Antidiabetic activity of Mung bean extracts in diabetic KK-Ay mice.
J Agric Food Chem. 2008 Oct 8;56(19):8869-73. Epub 2008 Sep 4
Yao Y, Chen F, Wang M, Wang J, Ren G.  
 
Crude dietary fiber samples were prepared from [sprouts of] beet, cabbage, Japanese radish, onion, and mung bean sprouts (BF, CF, RF, OF, and MF, respectively). These samples contained total dietary fiber at the levels of 814, 699, 760, 693 and 666 g/kg, respectively. To examine the effect of the dietary fibre sources on the plasma cholesterol concentration, male Sprague-Dawley rats were fed on a fiber-free (FF) diet or on an FF diet supplemented with 5% or 10% dietary fiber.

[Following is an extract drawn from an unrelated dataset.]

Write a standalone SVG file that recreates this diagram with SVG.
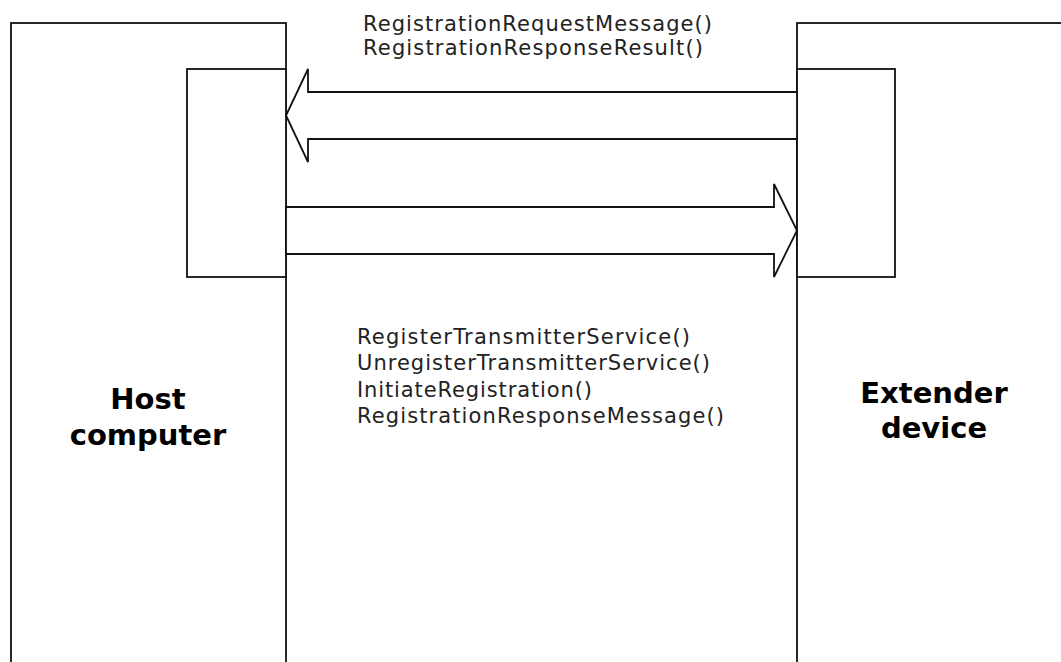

Dietary fiber extracted from vegetables, wood cellulose (CL), pectin (PE) and guar gum (GG) were used as the fiber sources. Compared with the rats fed on the FF diet, a significant reduction in the plasma cholesterol concentration was observed in the rats fed on BF, CF, RF, MF, PE or GG after a 21-d feeding period. Cecal acetate, n-butyrate and total short-chain fatty acids were significantly higher in the rats fed on these dietary fibers, except for CF, than in those fed on the FF diet. A negative correlation was apparent between the total dietary fiber content, hemicellulose content and pectin content of each dietary fiber source and the plasma cholesterol concentration. These results suggest that some vegetable fibers exert a plasma cholesterol-lowering effect through cecal fermentation of these fibers.
 
Biosci Biotechnol Biochem
 2000 Dec;64(12):2543-51 
Plasma cholesterol-lowering effect on rats of dietary fiber extracted from immature plants.

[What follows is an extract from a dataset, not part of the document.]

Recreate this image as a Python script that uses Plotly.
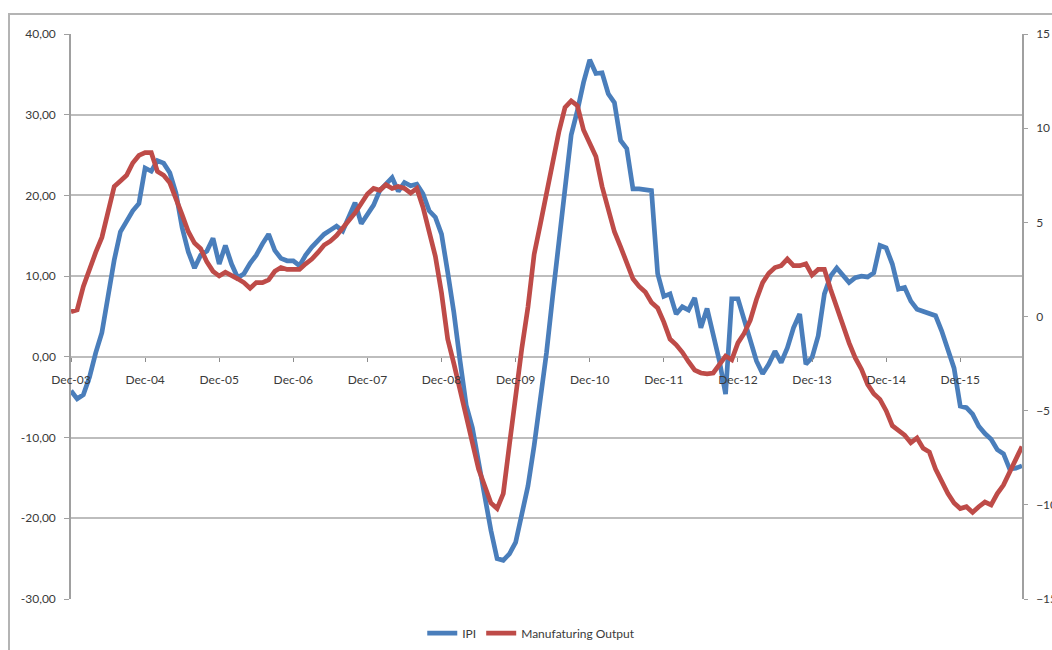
import pandas as pd
import plotly.graph_objects as go

# Monthly observations, Dec-03 .. Oct-16
months = [d.strftime("%b-%y") for d in pd.date_range("2003-12-01", periods=155, freq="MS")]

# IPI, year-on-year change (left axis)
ipi = [
    -4.2, -5.2, -4.7, -2.5, 0.5, 3.0, 7.5, 12.0, 15.5, 16.9, 18.1, 19.0,
    23.4, 23.0, 24.3, 24.0, 22.8, 20.3, 16.0, 13.0, 11.0, 12.6, 13.1, 14.7,
    11.5, 13.8, 11.5, 9.8, 10.3, 11.6, 12.6, 14.0, 15.2, 13.2, 12.2, 11.9,
    11.9, 11.3, 12.6, 13.6, 14.5, 15.2, 15.7, 16.2, 15.6, 17.4, 19.1, 16.5,
    17.7, 18.8, 20.6, 21.5, 22.2, 20.5, 21.6, 21.2, 21.4, 20.2, 18.1, 17.3,
    15.2, 10.5, 5.5, -0.5, -6.0, -8.8, -13.0, -17.5, -21.5, -25.0, -25.2, -24.4,
    -23.0, -19.5, -16.0, -11.0, -5.5, 0.5, 7.5, 14.0, 21.5, 27.5, 30.5, 34.0,
    36.8, 35.1, 35.2, 32.6, 31.5, 26.8, 25.8, 20.8, 20.8, 20.7, 20.6, 10.3,
    7.5, 7.8, 5.3, 6.2, 5.8, 7.3, 3.6, 6.0, 2.8, -0.5, -4.6, 7.2,
    7.2, 4.6, 1.8, -0.5, -2.1, -0.9, 0.7, -0.7, 1.1, 3.6, 5.3, -0.9,
    -0.1, 2.6, 7.8, 10.0, 11.0, 10.0, 9.2, 9.8, 10.0, 9.9, 10.4, 13.8,
    13.5, 11.5, 8.4, 8.6, 6.9, 5.9, 5.6, 5.3, 5.1, 3.2, 1.1, -1.4,
    -6.1, -6.3, -7.1, -8.6, -9.5, -10.2, -11.5, -12.0, -13.9, -13.8, -13.5,
]

# Manufacturing output, year-on-year change (right axis)
manufacturing = [
    0.25, 0.35, 1.6, 2.6, 3.4, 4.2, 5.5, 6.9, 7.2, 7.5, 8.15, 8.55,
    8.7, 8.7, 7.7, 7.5, 7.1, 6.3, 5.4, 4.5, 3.9, 3.6, 2.9, 2.4,
    2.15, 2.35, 2.2, 2.0, 1.8, 1.5, 1.8, 1.8, 1.95, 2.4, 2.6, 2.5,
    2.5, 2.5, 2.8, 3.05, 3.4, 3.8, 4.0, 4.3, 4.7, 5.1, 5.5, 6.0,
    6.5, 6.8, 6.7, 7.0, 6.8, 6.9, 6.8, 6.55, 6.8, 5.8, 4.5, 3.2,
    1.25, -1.2, -2.5, -4.0, -5.3, -6.7, -8.1, -9.0, -9.9, -10.2, -9.4, -6.8,
    -4.0, -1.7, 0.5, 3.3, 4.9, 6.6, 8.3, 9.8, 11.1, 11.45, 11.2, 9.9,
    9.2, 8.5, 6.9, 5.6, 4.5, 3.7, 2.8, 2.0, 1.6, 1.3, 0.75, 0.45,
    -0.3, -1.2, -1.5, -1.9, -2.4, -2.85, -3.0, -3.05, -3.0, -2.5, -2.1, -2.3,
    -1.4, -0.9, -0.2, 0.9, 1.8, 2.3, 2.6, 2.7, 3.05, 2.7, 2.7, 2.8,
    2.2, 2.5, 2.5, 1.45, 0.45, -0.6, -1.4, -2.2, -2.8, -3.6, -4.1, -4.4,
    -5.0, -5.8, -6.05, -6.3, -6.7, -6.45, -7.0, -7.2, -8.1, -8.8, -9.4, -9.9,
    -10.2, -10.1, -10.4, -10.1, -9.85, -10.0, -9.4, -8.95, -8.3, -7.6, -6.9,
]

left_vals = [40, 30, 20, 10, 0, -10, -20, -30]
left_text = ["40,00", "30,00", "20,00", "10,00", "0,00", "-10,00", "-20,00", "-30,00"]
right_vals = [15, 10, 5, 0, -5, -10, -15]
x_ticks = [m for m in months if m.startswith("Dec")]

BLUE = "#4A7EBB"
RED = "#BE4B48"
GRID = "#BDBDBD"
TEXT = "#3A3A3A"
FONT = "Lato, 'Open Sans', sans-serif"

fig = go.Figure()
fig.add_trace(go.Scatter(x=months, y=ipi, name="IPI", mode="lines",
                         line=dict(color=BLUE, width=4.7), yaxis="y"))
fig.add_trace(go.Scatter(x=months, y=manufacturing, name="Manufaturing Output", mode="lines",
                         line=dict(color=RED, width=4.7), yaxis="y2"))

# x axis sits on the zero line of the left axis
zero_pos = (0 - (-30)) / (40 - (-30))

fig.update_layout(
    width=1052, height=650,
    margin=dict(l=71, r=30, t=34, b=51),
    paper_bgcolor="white", plot_bgcolor="white",
    font=dict(family=FONT, size=12, color=TEXT),
    showlegend=True,
    legend=dict(orientation="h", xref="container", yref="container",
                x=0.505, y=0.026, xanchor="center", yanchor="middle",
                font=dict(family=FONT, size=12, color=TEXT), bgcolor="rgba(0,0,0,0)"),
    xaxis=dict(type="category", range=[0, len(months) - 1], anchor="free", position=zero_pos,
               tickvals=x_ticks, ticktext=x_ticks, ticks="outside", ticklen=4,
               tickcolor="#8C8C8C", showline=False, showgrid=False, zeroline=False,
               tickangle=0, tickfont=dict(size=12, color=TEXT), automargin=False,
               ticklabelstandoff=8),
    yaxis=dict(range=[-30, 40], tickvals=left_vals, ticktext=left_text,
               showgrid=True, gridcolor=GRID, gridwidth=1.5, zeroline=False,
               showline=True, linecolor="#A0A0A0", linewidth=1.5,
               ticks="outside", ticklen=5, tickcolor="#A0A0A0", automargin=False,
               ticklabelstandoff=6),
    yaxis2=dict(range=[-15, 15], tickvals=right_vals, overlaying="y", side="right",
                showgrid=False, zeroline=False, showline=True, linecolor="#A0A0A0",
                linewidth=1.5, ticks="outside", ticklen=4, tickcolor="#A0A0A0",
                automargin=False, ticklabelstandoff=6),
    shapes=[dict(type="rect", xref="paper", yref="paper",
                 x0=-0.0652, x1=1.06, y0=-0.2, y1=1.0354,
                 line=dict(color="#B4B4B4", width=2), fillcolor="rgba(0,0,0,0)",
                 layer="below")],
)

fig.write_html("out.html")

  Nishimura N, Taniguchi Y, Kiriyama S.
 
 
“The folacin content of alfalfa (Medicago sativa) and mung bean (Vigna radiata) sprouts was determined by Lactobacillus casei. Several variations of extraction procedures were tested. The optimum conditions for extraction were autoclaving mung bean and alfalfa sprouts in phosphate buffer containing 0.3% and 0.4% ascorbate, respectively, before homogenisation in a blender. The optimum blending time for folacin extraction was 120s for mung bean and 15s for alfalfa sprouts. Folacin content on dry weight basis increased several times in both types of sprouts during germination. Mature alfalfa and mung bean sprouts were found to contain 186 and 178 g folacin per 100 g fresh weight, respectively.” 
 
Journal of the Science of Food and Agriculture
Volume 36, Issue 11, Date: November 1985, Pages: 1155-1160.  
Folacin content of alfalfa and mung bean sprouts: The effect of extraction procedures and maturity
Marilyn F. Magaram, Cynthia L. Stotts, Tung-Shan Chen, Christine H. Smith, Arlene J. Kirsch.